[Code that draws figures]
_____
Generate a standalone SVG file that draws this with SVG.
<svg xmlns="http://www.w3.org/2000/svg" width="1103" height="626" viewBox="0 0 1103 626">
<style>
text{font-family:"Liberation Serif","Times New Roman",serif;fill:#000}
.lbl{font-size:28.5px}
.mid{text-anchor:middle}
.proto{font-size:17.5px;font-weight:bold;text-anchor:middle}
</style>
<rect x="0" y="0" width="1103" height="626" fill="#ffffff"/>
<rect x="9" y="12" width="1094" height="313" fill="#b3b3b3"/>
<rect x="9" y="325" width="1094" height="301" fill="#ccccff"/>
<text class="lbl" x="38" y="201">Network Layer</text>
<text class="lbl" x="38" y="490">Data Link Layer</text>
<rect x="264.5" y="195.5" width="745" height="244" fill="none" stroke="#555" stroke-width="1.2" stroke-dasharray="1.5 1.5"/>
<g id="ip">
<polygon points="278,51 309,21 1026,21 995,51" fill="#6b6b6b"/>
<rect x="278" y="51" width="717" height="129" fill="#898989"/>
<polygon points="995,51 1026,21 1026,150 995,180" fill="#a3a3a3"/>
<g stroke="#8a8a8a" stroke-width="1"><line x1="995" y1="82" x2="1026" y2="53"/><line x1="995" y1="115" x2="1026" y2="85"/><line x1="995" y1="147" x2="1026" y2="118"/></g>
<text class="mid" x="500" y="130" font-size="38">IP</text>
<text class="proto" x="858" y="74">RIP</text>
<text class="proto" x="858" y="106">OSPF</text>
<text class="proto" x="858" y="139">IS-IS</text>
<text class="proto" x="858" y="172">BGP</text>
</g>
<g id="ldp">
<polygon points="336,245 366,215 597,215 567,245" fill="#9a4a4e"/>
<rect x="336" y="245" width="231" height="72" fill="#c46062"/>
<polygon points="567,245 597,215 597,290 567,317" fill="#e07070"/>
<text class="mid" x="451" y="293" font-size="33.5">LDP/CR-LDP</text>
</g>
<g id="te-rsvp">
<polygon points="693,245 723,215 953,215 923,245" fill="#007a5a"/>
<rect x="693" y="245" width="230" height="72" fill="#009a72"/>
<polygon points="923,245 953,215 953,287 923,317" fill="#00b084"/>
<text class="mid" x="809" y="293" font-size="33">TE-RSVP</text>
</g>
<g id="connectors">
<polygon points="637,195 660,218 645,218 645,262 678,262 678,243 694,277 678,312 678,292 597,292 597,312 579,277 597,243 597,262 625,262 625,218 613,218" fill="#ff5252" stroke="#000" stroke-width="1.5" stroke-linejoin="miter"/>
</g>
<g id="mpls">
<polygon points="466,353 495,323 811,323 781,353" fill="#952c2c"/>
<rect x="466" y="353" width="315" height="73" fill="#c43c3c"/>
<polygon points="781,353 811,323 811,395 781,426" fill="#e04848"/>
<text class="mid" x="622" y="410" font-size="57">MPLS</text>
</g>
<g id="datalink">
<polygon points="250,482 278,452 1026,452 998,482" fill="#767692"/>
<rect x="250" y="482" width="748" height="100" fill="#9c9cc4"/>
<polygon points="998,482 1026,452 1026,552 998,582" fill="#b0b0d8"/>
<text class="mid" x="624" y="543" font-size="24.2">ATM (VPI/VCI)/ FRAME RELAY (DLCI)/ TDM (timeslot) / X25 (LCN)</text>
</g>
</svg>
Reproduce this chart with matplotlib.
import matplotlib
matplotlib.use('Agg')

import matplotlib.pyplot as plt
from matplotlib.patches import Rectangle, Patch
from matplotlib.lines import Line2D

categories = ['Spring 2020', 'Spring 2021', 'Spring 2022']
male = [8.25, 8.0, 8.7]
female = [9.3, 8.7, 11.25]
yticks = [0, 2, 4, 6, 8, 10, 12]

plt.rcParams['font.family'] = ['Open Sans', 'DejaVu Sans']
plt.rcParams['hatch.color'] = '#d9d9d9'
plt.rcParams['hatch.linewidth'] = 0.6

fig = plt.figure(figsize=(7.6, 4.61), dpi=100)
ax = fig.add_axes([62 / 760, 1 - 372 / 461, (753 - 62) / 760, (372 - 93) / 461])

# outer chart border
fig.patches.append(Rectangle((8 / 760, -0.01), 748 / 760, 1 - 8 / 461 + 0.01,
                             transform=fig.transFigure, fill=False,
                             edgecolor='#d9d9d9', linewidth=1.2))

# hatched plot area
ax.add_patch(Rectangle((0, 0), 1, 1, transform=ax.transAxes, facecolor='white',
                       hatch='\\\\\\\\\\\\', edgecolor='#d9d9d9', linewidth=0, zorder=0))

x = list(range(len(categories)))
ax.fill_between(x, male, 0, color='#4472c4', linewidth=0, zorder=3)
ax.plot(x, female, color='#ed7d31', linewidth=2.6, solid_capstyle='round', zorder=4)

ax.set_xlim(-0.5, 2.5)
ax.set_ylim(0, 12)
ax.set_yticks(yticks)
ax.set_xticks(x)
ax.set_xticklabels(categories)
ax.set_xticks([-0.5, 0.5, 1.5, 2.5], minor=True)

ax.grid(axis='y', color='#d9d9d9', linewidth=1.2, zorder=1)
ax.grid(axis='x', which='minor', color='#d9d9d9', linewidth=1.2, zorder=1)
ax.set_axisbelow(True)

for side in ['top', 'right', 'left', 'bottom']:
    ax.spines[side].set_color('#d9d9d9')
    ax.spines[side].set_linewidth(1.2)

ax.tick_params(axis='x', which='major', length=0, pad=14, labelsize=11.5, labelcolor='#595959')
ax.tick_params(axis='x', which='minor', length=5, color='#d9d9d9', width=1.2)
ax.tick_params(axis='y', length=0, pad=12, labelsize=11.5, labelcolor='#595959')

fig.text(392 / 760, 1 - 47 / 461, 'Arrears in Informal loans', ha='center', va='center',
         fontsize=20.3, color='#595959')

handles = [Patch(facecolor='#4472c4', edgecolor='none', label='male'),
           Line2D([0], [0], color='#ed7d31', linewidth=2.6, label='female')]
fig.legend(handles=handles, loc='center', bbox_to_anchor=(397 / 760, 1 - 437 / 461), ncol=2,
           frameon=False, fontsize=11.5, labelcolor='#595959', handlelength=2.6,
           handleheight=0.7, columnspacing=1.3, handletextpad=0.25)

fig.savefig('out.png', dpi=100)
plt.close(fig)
_____
Reproduce the material above, every line of it, exactly.

ANSWER:
Generate a standalone SVG file that draws this with SVG.
<svg xmlns="http://www.w3.org/2000/svg" width="1103" height="626" viewBox="0 0 1103 626">
<style>
text{font-family:"Liberation Serif","Times New Roman",serif;fill:#000}
.lbl{font-size:28.5px}
.mid{text-anchor:middle}
.proto{font-size:17.5px;font-weight:bold;text-anchor:middle}
</style>
<rect x="0" y="0" width="1103" height="626" fill="#ffffff"/>
<rect x="9" y="12" width="1094" height="313" fill="#b3b3b3"/>
<rect x="9" y="325" width="1094" height="301" fill="#ccccff"/>
<text class="lbl" x="38" y="201">Network Layer</text>
<text class="lbl" x="38" y="490">Data Link Layer</text>
<rect x="264.5" y="195.5" width="745" height="244" fill="none" stroke="#555" stroke-width="1.2" stroke-dasharray="1.5 1.5"/>
<g id="ip">
<polygon points="278,51 309,21 1026,21 995,51" fill="#6b6b6b"/>
<rect x="278" y="51" width="717" height="129" fill="#898989"/>
<polygon points="995,51 1026,21 1026,150 995,180" fill="#a3a3a3"/>
<g stroke="#8a8a8a" stroke-width="1"><line x1="995" y1="82" x2="1026" y2="53"/><line x1="995" y1="115" x2="1026" y2="85"/><line x1="995" y1="147" x2="1026" y2="118"/></g>
<text class="mid" x="500" y="130" font-size="38">IP</text>
<text class="proto" x="858" y="74">RIP</text>
<text class="proto" x="858" y="106">OSPF</text>
<text class="proto" x="858" y="139">IS-IS</text>
<text class="proto" x="858" y="172">BGP</text>
</g>
<g id="ldp">
<polygon points="336,245 366,215 597,215 567,245" fill="#9a4a4e"/>
<rect x="336" y="245" width="231" height="72" fill="#c46062"/>
<polygon points="567,245 597,215 597,290 567,317" fill="#e07070"/>
<text class="mid" x="451" y="293" font-size="33.5">LDP/CR-LDP</text>
</g>
<g id="te-rsvp">
<polygon points="693,245 723,215 953,215 923,245" fill="#007a5a"/>
<rect x="693" y="245" width="230" height="72" fill="#009a72"/>
<polygon points="923,245 953,215 953,287 923,317" fill="#00b084"/>
<text class="mid" x="809" y="293" font-size="33">TE-RSVP</text>
</g>
<g id="connectors">
<polygon points="637,195 660,218 645,218 645,262 678,262 678,243 694,277 678,312 678,292 597,292 597,312 579,277 597,243 597,262 625,262 625,218 613,218" fill="#ff5252" stroke="#000" stroke-width="1.5" stroke-linejoin="miter"/>
</g>
<g id="mpls">
<polygon points="466,353 495,323 811,323 781,353" fill="#952c2c"/>
<rect x="466" y="353" width="315" height="73" fill="#c43c3c"/>
<polygon points="781,353 811,323 811,395 781,426" fill="#e04848"/>
<text class="mid" x="622" y="410" font-size="57">MPLS</text>
</g>
<g id="datalink">
<polygon points="250,482 278,452 1026,452 998,482" fill="#767692"/>
<rect x="250" y="482" width="748" height="100" fill="#9c9cc4"/>
<polygon points="998,482 1026,452 1026,552 998,582" fill="#b0b0d8"/>
<text class="mid" x="624" y="543" font-size="24.2">ATM (VPI/VCI)/ FRAME RELAY (DLCI)/ TDM (timeslot) / X25 (LCN)</text>
</g>
</svg>
Reproduce this chart with matplotlib.
import matplotlib
matplotlib.use('Agg')

import matplotlib.pyplot as plt
from matplotlib.patches import Rectangle, Patch
from matplotlib.lines import Line2D

categories = ['Spring 2020', 'Spring 2021', 'Spring 2022']
male = [8.25, 8.0, 8.7]
female = [9.3, 8.7, 11.25]
yticks = [0, 2, 4, 6, 8, 10, 12]

plt.rcParams['font.family'] = ['Open Sans', 'DejaVu Sans']
plt.rcParams['hatch.color'] = '#d9d9d9'
plt.rcParams['hatch.linewidth'] = 0.6

fig = plt.figure(figsize=(7.6, 4.61), dpi=100)
ax = fig.add_axes([62 / 760, 1 - 372 / 461, (753 - 62) / 760, (372 - 93) / 461])

# outer chart border
fig.patches.append(Rectangle((8 / 760, -0.01), 748 / 760, 1 - 8 / 461 + 0.01,
                             transform=fig.transFigure, fill=False,
                             edgecolor='#d9d9d9', linewidth=1.2))

# hatched plot area
ax.add_patch(Rectangle((0, 0), 1, 1, transform=ax.transAxes, facecolor='white',
                       hatch='\\\\\\\\\\\\', edgecolor='#d9d9d9', linewidth=0, zorder=0))

x = list(range(len(categories)))
ax.fill_between(x, male, 0, color='#4472c4', linewidth=0, zorder=3)
ax.plot(x, female, color='#ed7d31', linewidth=2.6, solid_capstyle='round', zorder=4)

ax.set_xlim(-0.5, 2.5)
ax.set_ylim(0, 12)
ax.set_yticks(yticks)
ax.set_xticks(x)
ax.set_xticklabels(categories)
ax.set_xticks([-0.5, 0.5, 1.5, 2.5], minor=True)

ax.grid(axis='y', color='#d9d9d9', linewidth=1.2, zorder=1)
ax.grid(axis='x', which='minor', color='#d9d9d9', linewidth=1.2, zorder=1)
ax.set_axisbelow(True)

for side in ['top', 'right', 'left', 'bottom']:
    ax.spines[side].set_color('#d9d9d9')
    ax.spines[side].set_linewidth(1.2)

ax.tick_params(axis='x', which='major', length=0, pad=14, labelsize=11.5, labelcolor='#595959')
ax.tick_params(axis='x', which='minor', length=5, color='#d9d9d9', width=1.2)
ax.tick_params(axis='y', length=0, pad=12, labelsize=11.5, labelcolor='#595959')

fig.text(392 / 760, 1 - 47 / 461, 'Arrears in Informal loans', ha='center', va='center',
         fontsize=20.3, color='#595959')

handles = [Patch(facecolor='#4472c4', edgecolor='none', label='male'),
           Line2D([0], [0], color='#ed7d31', linewidth=2.6, label='female')]
fig.legend(handles=handles, loc='center', bbox_to_anchor=(397 / 760, 1 - 437 / 461), ncol=2,
           frameon=False, fontsize=11.5, labelcolor='#595959', handlelength=2.6,
           handleheight=0.7, columnspacing=1.3, handletextpad=0.25)

fig.savefig('out.png', dpi=100)
plt.close(fig)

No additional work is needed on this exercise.